Amherst College Releases Review Of Sexual Violence Policies In Reaction To Angie Epifano Op-Ed

Amherst Investigation Finds Failure In Response To Sexual Violence

Amherst College failed to provide adequate support to student victims of sexual violence, according to the findings of an investigation released Wednesday.

The report concluded Amherst must change how it responds to reports of sexual violence on campus, recommending the school improve coordination between its counseling center, health center and its dean of students office. The report also recommended that the college better publicize resources devoted to sexual assault victims. This way, the report said, victims know where to turn and how to take action against assailants.

Amherst President Biddy Martin established a task force, which authored the report, in the wake of Angie Epifano's op-ed in October, where she detailed the hostile environment she encountered from college officials after she reported her sexual assault. Epifano said she was raped in a campus dorm her freshmen year, and after struggling to find support at the school, she dropped out after her sophomore year in July 2012.

Gina Smith, an attorney assisting Amherst's reform effort, said Epifano did provide a credible account of her experience, and the college failed to respond properly, according to an email Martin sent to faculty and students.

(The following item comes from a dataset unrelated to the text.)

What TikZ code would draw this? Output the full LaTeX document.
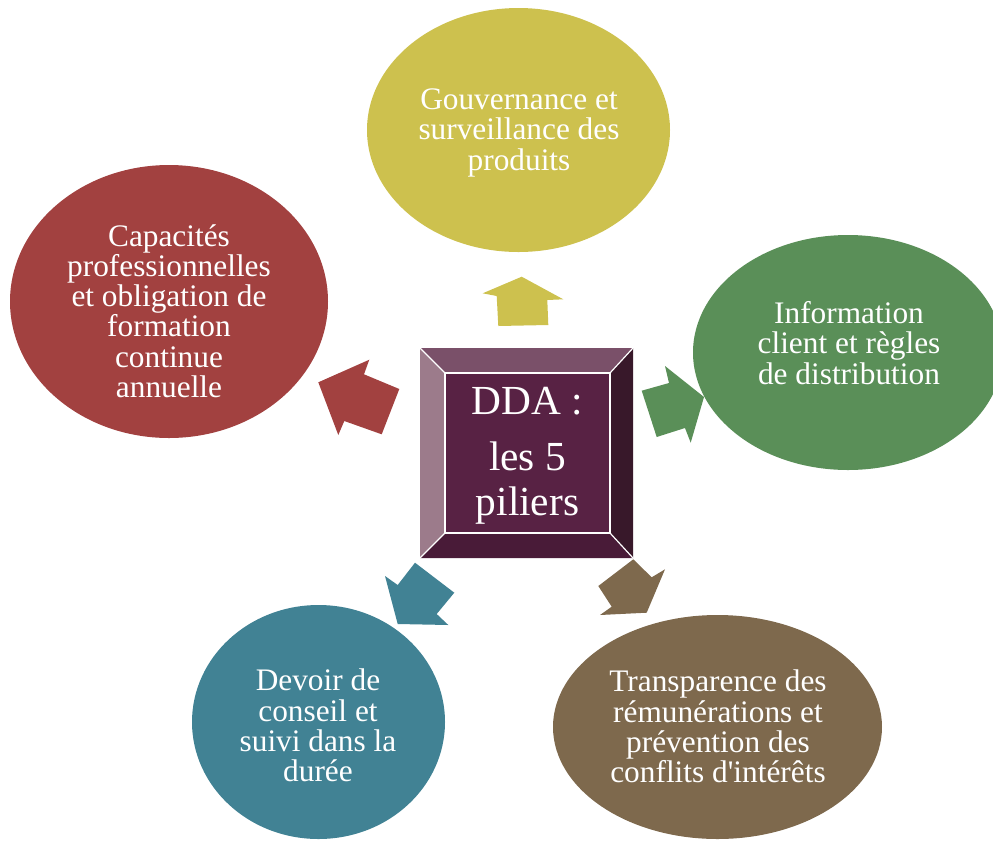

"Based on her careful review, Ms. Smith concludes that, in this case, the college failed to follow policy and procedure in a way that would have provided a prompt and integrated response to Ms. Epifano's report," Martin wrote.

The report said Amherst did not sweep the problem of sexual violence "under the rug," but did admit shortcomings. Emergency services were poorly-coordinated, mental health and other support services were unreliable and some personnel were poorly trained in how to handle sexual assaults, according to the report.

The report also attempted to assess Amherst's social scene and how it relates to sexual assault. The committee said first-year female students are most likely fall victim to sexual assault, and said hazing like peer pressure from upperclassmen promoted heavy alcohol consumption and other risky behaviors.

The Board of Trustees said in a statement it expects "recommendations will be considered immediately," and promised to implement reforms swiftly.

Martin said Amherst has already made improvements to its immediate response to reported sexual misconduct and assault.
Martin said she will join Women’s and Gender Studies professor Margaret Hunt, who chaired the task force, and other members of the Special Oversight Committee on Feb. 5 to answer questions from Amherst students about the review and reforms to be implemented.